THE TASK -
Leave out the pictures and repeat the data exactly.

COLLECTED MATERIAL -
**********

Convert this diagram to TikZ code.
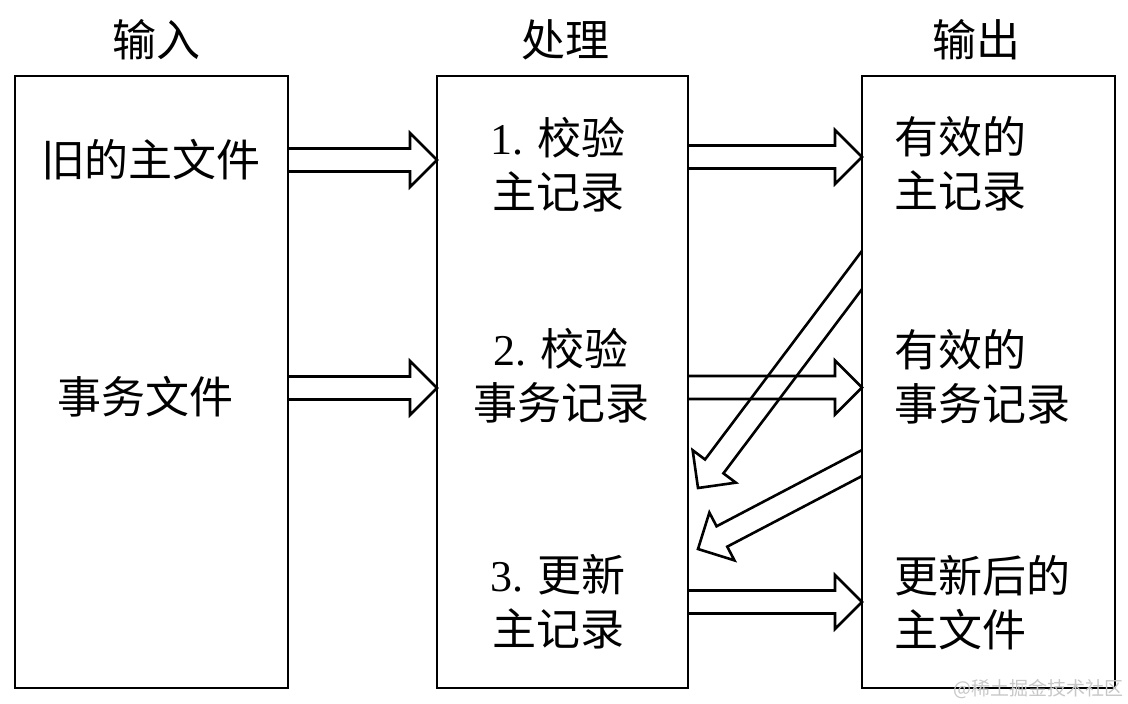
\documentclass[tikz,border=0pt]{standalone}
\usepackage{fontspec}
\setmainfont{Liberation Serif}
\newfontfamily\cjk{Noto Sans CJK SC}
\newfontfamily\lat{Liberation Serif}
\usetikzlibrary{calc}
\newcommand\blockarrow[2]{%
  \path ($(#2)!27pt!(#1)$) coordinate (ba-hb)
        ($(ba-hb)!11.5pt!90:(#2)$) coordinate (ba-a)
        ($(ba-hb)!11.5pt!-90:(#2)$) coordinate (ba-b)
        ($(ba-hb)!27pt!90:(#2)$) coordinate (ba-A)
        ($(ba-hb)!27pt!-90:(#2)$) coordinate (ba-B)
        ($(#1)!11.5pt!90:(#2)$) coordinate (ba-sa)
        ($(#1)!11.5pt!-90:(#2)$) coordinate (ba-sb)
        ($(#1)+(0,10)$) coordinate (ba-v);
  \draw[blockarrow] (intersection of ba-a--ba-sa and #1--ba-v) -- (ba-a) -- (ba-A)
     -- (#2) -- (ba-B) -- (ba-b) -- (intersection of ba-b--ba-sb and #1--ba-v);
}
\begin{document}
\begin{tikzpicture}[x=1pt,y=-1pt,
  box/.style={draw,line width=2.2pt,inner sep=0pt,outer sep=0pt,minimum height=612pt},
  lbl/.style={font=\cjk\fontsize{44}{54}\selectfont,inner sep=0pt,align=center},
  blockarrow/.style={draw,line width=2.6pt,line join=miter}]
\useasboundingbox (0,0) rectangle (1128,704);
% headings
\node[lbl] (h1) at (156,40) {输入};
\node[lbl] (h2) at (565,40) {处理};
\node[lbl] (h3) at (976,40) {输出};
% boxes
\node[box,minimum width=273pt] (b1) at (151.5,382) {};
\node[box,minimum width=251pt] (b2) at (562.5,382) {};
\node[box,minimum width=253pt] (b3) at (988.5,382) {};
% input texts
\node[lbl] (i1) at (151,160) {旧的主文件};
\node[lbl] (i2) at (145,397) {事务文件};
% process texts
\node[lbl] (p1) at (558,164.5) {{\lat 1. }校验\\主记录};
\node[lbl] (p2) at (561,375.5) {{\lat 2. }校验\\事务记录};
\node[lbl] (p3) at (558,601.5) {{\lat 3. }更新\\主记录};
% output texts
\node[lbl,align=left,anchor=west] (o1) at (894,164) {有效的\\主记录};
\node[lbl,align=left,anchor=west] (o2) at (894,377) {有效的\\事务记录};
\node[lbl,align=left,anchor=west] (o3) at (894,603) {更新后的\\主文件};
% arrow end points
\coordinate (a1s) at (b1.east |- 0,160);
\coordinate (a1t) at (b2.west |- 0,160);
\coordinate (a2s) at (b1.east |- 0,388);
\coordinate (a2t) at (b2.west |- 0,388);
\coordinate (c1s) at (b2.east |- 0,157);
\coordinate (c1t) at (b3.west |- 0,157);
\coordinate (c2s) at (b2.east |- 0,387.5);
\coordinate (c2t) at (b3.west |- 0,387.5);
\coordinate (c3s) at (b2.east |- 0,602);
\coordinate (c3t) at (b3.west |- 0,602);
\coordinate (f1s) at (b3.west |- 0,270);
\coordinate (f1t) at (698,488);
\coordinate (f2s) at (b3.west |- 0,463);
\coordinate (f2t) at (698,549);
\blockarrow{a1s}{a1t}
\blockarrow{a2s}{a2t}
\blockarrow{c1s}{c1t}
\blockarrow{c2s}{c2t}
\blockarrow{c3s}{c3t}
\blockarrow{f1s}{f1t}
\blockarrow{f2s}{f2t}
% watermark
\node[font=\cjk\fontsize{19}{19}\selectfont,text=black!22,anchor=east,inner sep=0pt] (wm) at (1124,689) {@稀土掘金技术社区};
\end{tikzpicture}
\end{document}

**********

FINISHED TASK -
Convert this diagram to TikZ code.
\documentclass[tikz,border=0pt]{standalone}
\usepackage{fontspec}
\setmainfont{Liberation Serif}
\newfontfamily\cjk{Noto Sans CJK SC}
\newfontfamily\lat{Liberation Serif}
\usetikzlibrary{calc}
\newcommand\blockarrow[2]{%
  \path ($(#2)!27pt!(#1)$) coordinate (ba-hb)
        ($(ba-hb)!11.5pt!90:(#2)$) coordinate (ba-a)
        ($(ba-hb)!11.5pt!-90:(#2)$) coordinate (ba-b)
        ($(ba-hb)!27pt!90:(#2)$) coordinate (ba-A)
        ($(ba-hb)!27pt!-90:(#2)$) coordinate (ba-B)
        ($(#1)!11.5pt!90:(#2)$) coordinate (ba-sa)
        ($(#1)!11.5pt!-90:(#2)$) coordinate (ba-sb)
        ($(#1)+(0,10)$) coordinate (ba-v);
  \draw[blockarrow] (intersection of ba-a--ba-sa and #1--ba-v) -- (ba-a) -- (ba-A)
     -- (#2) -- (ba-B) -- (ba-b) -- (intersection of ba-b--ba-sb and #1--ba-v);
}
\begin{document}
\begin{tikzpicture}[x=1pt,y=-1pt,
  box/.style={draw,line width=2.2pt,inner sep=0pt,outer sep=0pt,minimum height=612pt},
  lbl/.style={font=\cjk\fontsize{44}{54}\selectfont,inner sep=0pt,align=center},
  blockarrow/.style={draw,line width=2.6pt,line join=miter}]
\useasboundingbox (0,0) rectangle (1128,704);
% headings
\node[lbl] (h1) at (156,40) {输入};
\node[lbl] (h2) at (565,40) {处理};
\node[lbl] (h3) at (976,40) {输出};
% boxes
\node[box,minimum width=273pt] (b1) at (151.5,382) {};
\node[box,minimum width=251pt] (b2) at (562.5,382) {};
\node[box,minimum width=253pt] (b3) at (988.5,382) {};
% input texts
\node[lbl] (i1) at (151,160) {旧的主文件};
\node[lbl] (i2) at (145,397) {事务文件};
% process texts
\node[lbl] (p1) at (558,164.5) {{\lat 1. }校验\\主记录};
\node[lbl] (p2) at (561,375.5) {{\lat 2. }校验\\事务记录};
\node[lbl] (p3) at (558,601.5) {{\lat 3. }更新\\主记录};
% output texts
\node[lbl,align=left,anchor=west] (o1) at (894,164) {有效的\\主记录};
\node[lbl,align=left,anchor=west] (o2) at (894,377) {有效的\\事务记录};
\node[lbl,align=left,anchor=west] (o3) at (894,603) {更新后的\\主文件};
% arrow end points
\coordinate (a1s) at (b1.east |- 0,160);
\coordinate (a1t) at (b2.west |- 0,160);
\coordinate (a2s) at (b1.east |- 0,388);
\coordinate (a2t) at (b2.west |- 0,388);
\coordinate (c1s) at (b2.east |- 0,157);
\coordinate (c1t) at (b3.west |- 0,157);
\coordinate (c2s) at (b2.east |- 0,387.5);
\coordinate (c2t) at (b3.west |- 0,387.5);
\coordinate (c3s) at (b2.east |- 0,602);
\coordinate (c3t) at (b3.west |- 0,602);
\coordinate (f1s) at (b3.west |- 0,270);
\coordinate (f1t) at (698,488);
\coordinate (f2s) at (b3.west |- 0,463);
\coordinate (f2t) at (698,549);
\blockarrow{a1s}{a1t}
\blockarrow{a2s}{a2t}
\blockarrow{c1s}{c1t}
\blockarrow{c2s}{c2t}
\blockarrow{c3s}{c3t}
\blockarrow{f1s}{f1t}
\blockarrow{f2s}{f2t}
% watermark
\node[font=\cjk\fontsize{19}{19}\selectfont,text=black!22,anchor=east,inner sep=0pt] (wm) at (1124,689) {@稀土掘金技术社区};
\end{tikzpicture}
\end{document}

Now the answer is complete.